Visually and sonically, the film reinforces its themes through restraint. The color palette is pale and industrial. Locations include offices, storage rooms, kitchens, and parking lots. Music is spare, mechanical, and slightly melancholy. The ordinariness of the world clashes with the extraordinary implications of the technology. Carruth resists spectacle to emphasize that existential crises can unfold in fluorescent lit rooms with cardboard boxes on the floor. Time travel does not require a laboratory. It only requires curiosity and insufficient caution.

The ending does not tie everything into a neat bow, and that has been a source of both frustration and fascination for audiences. Rather than providing an authoritative diagram of events, the film leaves viewers with fragments, overlapping timelines, exiled versions of characters, and hints of global scale ambition. This open structure reflects a philosophical stance. There may be no stable single history to recover once certain thresholds are crossed. Understanding becomes one more casualty of manipulation.

Ultimately, Primer is less a riddle to decode than a cautionary tale about human limits.
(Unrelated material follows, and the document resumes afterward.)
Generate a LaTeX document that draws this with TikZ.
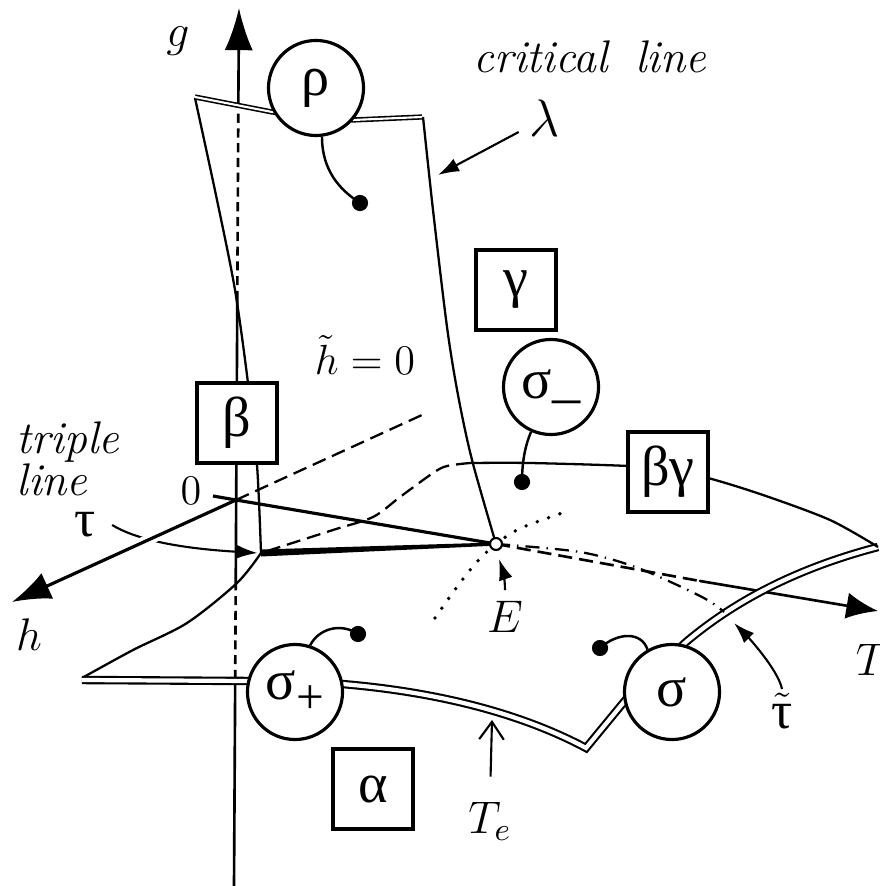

It imagines what time travel would look like if discovered by believable people with real flaws, ambition, insecurity, and competitiveness, and then follows those traits to their logical conclusions. The film argues that technology amplifies the moral character of its users. It does not replace it. When power arrives before wisdom, entropy spreads not just through physics, but through relationships and selves.

That is why the film lingers long after its credits. Not because viewers memorize every loop, but because it asks unsettling questions. If you could revise your life repeatedly, how long before you stopped trusting anyone, including yourself? If every mistake could be undone, would you still learn from it? Primer suggests that certainty, identity, and friendship depend on accepting time’s one way flow. Break that flow, and you break more than chronology. You break the story that makes you who you are.